◆ Source excerpt

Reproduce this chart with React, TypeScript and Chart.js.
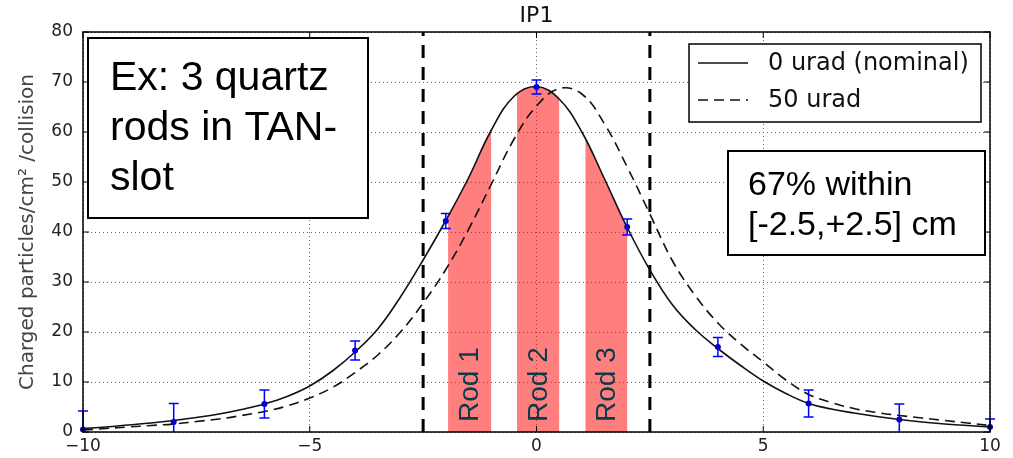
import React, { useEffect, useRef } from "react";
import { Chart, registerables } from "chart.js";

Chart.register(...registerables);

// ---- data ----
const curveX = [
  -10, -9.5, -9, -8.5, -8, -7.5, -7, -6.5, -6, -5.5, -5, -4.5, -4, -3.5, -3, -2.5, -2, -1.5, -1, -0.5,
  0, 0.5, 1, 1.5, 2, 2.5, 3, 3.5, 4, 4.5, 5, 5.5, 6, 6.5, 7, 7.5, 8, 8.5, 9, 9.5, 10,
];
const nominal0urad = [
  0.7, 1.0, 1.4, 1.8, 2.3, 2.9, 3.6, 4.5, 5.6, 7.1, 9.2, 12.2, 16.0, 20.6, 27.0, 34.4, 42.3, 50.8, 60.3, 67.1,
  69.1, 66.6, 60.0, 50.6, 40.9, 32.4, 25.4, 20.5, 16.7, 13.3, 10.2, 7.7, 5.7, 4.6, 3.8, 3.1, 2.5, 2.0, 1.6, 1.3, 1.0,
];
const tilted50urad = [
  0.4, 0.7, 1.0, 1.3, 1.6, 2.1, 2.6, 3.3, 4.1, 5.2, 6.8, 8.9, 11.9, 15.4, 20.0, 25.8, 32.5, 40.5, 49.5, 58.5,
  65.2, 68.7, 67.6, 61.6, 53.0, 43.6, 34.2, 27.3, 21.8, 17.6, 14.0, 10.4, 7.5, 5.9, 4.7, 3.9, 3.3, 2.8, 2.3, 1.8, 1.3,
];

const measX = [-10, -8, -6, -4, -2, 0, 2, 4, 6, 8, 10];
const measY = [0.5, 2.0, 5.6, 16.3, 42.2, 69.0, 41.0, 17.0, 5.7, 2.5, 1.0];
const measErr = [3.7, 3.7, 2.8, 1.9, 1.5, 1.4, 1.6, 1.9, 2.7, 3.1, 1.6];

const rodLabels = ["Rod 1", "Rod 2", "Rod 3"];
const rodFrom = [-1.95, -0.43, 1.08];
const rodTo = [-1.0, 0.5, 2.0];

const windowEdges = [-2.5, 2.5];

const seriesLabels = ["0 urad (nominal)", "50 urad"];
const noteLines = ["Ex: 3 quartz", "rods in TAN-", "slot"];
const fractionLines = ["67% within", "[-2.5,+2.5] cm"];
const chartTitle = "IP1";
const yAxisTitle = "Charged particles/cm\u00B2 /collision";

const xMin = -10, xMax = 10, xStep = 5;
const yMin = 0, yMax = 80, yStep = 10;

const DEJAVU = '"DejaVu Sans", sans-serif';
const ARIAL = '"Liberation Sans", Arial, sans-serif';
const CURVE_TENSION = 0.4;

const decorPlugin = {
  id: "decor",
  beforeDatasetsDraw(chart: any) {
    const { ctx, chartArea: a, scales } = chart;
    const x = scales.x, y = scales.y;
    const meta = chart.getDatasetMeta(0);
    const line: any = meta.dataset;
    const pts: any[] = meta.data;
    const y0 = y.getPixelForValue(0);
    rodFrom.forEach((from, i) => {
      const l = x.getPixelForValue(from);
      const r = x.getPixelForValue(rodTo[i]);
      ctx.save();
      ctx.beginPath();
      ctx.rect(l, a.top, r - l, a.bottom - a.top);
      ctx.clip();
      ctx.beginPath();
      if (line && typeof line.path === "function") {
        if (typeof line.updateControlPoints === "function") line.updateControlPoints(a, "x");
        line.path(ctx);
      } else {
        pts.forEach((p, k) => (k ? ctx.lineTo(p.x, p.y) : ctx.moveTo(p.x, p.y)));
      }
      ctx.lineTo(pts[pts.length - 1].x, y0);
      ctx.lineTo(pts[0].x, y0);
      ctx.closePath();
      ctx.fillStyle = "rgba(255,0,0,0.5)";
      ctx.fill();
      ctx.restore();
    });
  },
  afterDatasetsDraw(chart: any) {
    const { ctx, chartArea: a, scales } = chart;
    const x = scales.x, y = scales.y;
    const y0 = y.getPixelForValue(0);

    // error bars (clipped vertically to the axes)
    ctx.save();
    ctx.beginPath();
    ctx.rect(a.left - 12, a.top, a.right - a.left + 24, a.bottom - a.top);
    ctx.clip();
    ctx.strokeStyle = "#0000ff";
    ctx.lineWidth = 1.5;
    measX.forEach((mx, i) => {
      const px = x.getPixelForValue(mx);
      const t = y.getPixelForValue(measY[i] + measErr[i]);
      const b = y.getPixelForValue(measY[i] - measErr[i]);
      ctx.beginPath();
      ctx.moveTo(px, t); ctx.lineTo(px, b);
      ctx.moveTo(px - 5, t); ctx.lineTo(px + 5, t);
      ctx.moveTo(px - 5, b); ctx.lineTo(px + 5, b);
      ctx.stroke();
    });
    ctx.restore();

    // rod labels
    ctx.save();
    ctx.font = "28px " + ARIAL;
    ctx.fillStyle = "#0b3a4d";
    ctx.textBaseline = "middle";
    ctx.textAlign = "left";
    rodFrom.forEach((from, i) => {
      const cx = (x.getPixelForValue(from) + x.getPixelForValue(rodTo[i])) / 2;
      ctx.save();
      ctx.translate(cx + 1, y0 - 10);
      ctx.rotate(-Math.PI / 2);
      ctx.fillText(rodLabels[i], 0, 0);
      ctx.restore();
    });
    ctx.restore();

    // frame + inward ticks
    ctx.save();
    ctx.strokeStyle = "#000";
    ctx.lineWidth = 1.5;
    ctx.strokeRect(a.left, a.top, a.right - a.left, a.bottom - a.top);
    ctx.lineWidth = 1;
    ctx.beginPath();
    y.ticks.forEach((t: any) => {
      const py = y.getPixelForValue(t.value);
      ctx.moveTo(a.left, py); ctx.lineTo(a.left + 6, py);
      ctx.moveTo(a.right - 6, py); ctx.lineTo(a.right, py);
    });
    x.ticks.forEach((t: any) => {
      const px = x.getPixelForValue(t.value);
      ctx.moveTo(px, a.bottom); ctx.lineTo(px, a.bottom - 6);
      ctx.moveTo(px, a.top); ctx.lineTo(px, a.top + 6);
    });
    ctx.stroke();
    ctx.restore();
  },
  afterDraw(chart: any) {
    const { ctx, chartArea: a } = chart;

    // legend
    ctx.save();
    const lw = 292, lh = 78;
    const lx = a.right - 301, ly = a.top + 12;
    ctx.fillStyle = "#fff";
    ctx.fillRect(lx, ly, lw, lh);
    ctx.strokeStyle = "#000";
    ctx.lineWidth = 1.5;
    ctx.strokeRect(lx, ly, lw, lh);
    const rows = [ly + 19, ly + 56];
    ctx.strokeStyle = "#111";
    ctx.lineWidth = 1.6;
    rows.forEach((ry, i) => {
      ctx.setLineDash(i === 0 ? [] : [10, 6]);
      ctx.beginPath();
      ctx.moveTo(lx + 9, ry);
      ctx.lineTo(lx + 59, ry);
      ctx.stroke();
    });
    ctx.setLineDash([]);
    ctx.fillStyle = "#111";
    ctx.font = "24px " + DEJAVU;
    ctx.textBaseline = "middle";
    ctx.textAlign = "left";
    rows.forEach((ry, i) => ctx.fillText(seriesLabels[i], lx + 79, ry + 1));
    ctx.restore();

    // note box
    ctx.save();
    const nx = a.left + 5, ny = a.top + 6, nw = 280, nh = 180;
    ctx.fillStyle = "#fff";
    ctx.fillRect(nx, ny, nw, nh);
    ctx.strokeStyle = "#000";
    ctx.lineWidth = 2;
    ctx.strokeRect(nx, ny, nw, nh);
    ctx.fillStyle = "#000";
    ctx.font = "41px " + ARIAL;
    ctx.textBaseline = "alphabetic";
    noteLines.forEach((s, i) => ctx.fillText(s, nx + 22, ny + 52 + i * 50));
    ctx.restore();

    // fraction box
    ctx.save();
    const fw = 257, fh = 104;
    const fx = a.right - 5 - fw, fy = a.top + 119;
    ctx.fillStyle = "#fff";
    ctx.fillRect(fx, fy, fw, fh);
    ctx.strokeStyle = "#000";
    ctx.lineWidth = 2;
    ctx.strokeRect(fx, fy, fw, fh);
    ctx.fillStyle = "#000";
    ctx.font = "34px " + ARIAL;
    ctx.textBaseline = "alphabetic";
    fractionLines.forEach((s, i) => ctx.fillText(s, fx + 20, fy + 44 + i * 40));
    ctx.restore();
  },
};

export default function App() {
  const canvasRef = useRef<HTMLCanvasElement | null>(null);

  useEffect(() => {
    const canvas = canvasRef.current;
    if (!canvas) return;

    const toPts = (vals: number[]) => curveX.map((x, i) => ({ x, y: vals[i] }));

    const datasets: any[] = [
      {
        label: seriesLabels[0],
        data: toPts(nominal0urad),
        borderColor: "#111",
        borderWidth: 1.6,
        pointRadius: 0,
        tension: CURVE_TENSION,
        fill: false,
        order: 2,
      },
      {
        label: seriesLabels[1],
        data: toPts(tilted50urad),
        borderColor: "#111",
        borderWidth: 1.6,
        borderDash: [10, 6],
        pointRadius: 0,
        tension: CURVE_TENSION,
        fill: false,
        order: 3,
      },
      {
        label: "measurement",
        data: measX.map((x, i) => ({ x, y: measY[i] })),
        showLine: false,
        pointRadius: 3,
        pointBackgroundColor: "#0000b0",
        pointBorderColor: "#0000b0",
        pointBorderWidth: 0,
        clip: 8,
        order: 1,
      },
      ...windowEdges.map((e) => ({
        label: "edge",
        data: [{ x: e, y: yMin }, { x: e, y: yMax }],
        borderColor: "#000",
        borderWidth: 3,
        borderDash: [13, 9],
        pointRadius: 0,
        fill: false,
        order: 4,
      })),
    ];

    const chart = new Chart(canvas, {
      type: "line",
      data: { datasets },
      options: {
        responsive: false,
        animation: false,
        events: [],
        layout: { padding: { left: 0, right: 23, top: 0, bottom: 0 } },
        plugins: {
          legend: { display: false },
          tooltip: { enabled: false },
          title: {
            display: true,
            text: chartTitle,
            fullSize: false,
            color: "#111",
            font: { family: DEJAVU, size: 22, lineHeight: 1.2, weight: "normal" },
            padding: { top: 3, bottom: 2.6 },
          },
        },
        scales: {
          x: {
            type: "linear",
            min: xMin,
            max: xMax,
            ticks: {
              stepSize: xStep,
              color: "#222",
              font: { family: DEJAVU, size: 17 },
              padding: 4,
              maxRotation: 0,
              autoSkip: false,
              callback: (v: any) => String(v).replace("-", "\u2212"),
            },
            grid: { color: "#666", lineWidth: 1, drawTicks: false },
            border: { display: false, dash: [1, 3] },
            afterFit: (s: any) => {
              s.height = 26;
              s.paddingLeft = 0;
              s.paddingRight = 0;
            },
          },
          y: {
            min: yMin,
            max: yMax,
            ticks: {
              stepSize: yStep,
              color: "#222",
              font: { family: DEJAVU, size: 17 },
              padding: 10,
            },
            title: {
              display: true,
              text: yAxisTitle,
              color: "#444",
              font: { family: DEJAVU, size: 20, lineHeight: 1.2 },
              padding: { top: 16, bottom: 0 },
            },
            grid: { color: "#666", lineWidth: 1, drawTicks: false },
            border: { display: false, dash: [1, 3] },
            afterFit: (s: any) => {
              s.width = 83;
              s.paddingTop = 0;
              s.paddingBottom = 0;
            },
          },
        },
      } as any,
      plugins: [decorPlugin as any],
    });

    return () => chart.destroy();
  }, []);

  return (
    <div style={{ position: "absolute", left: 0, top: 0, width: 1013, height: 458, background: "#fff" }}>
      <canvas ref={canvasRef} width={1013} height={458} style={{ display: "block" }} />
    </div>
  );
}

◆ Requirements
Leave out the pictures. Transcribe only the lines above, from the first through the one that contains "Chart.register(...registerables);".

◆ Task answer
Reproduce this chart with React, TypeScript and Chart.js.
import React, { useEffect, useRef } from "react";
import { Chart, registerables } from "chart.js";

Chart.register(...registerables);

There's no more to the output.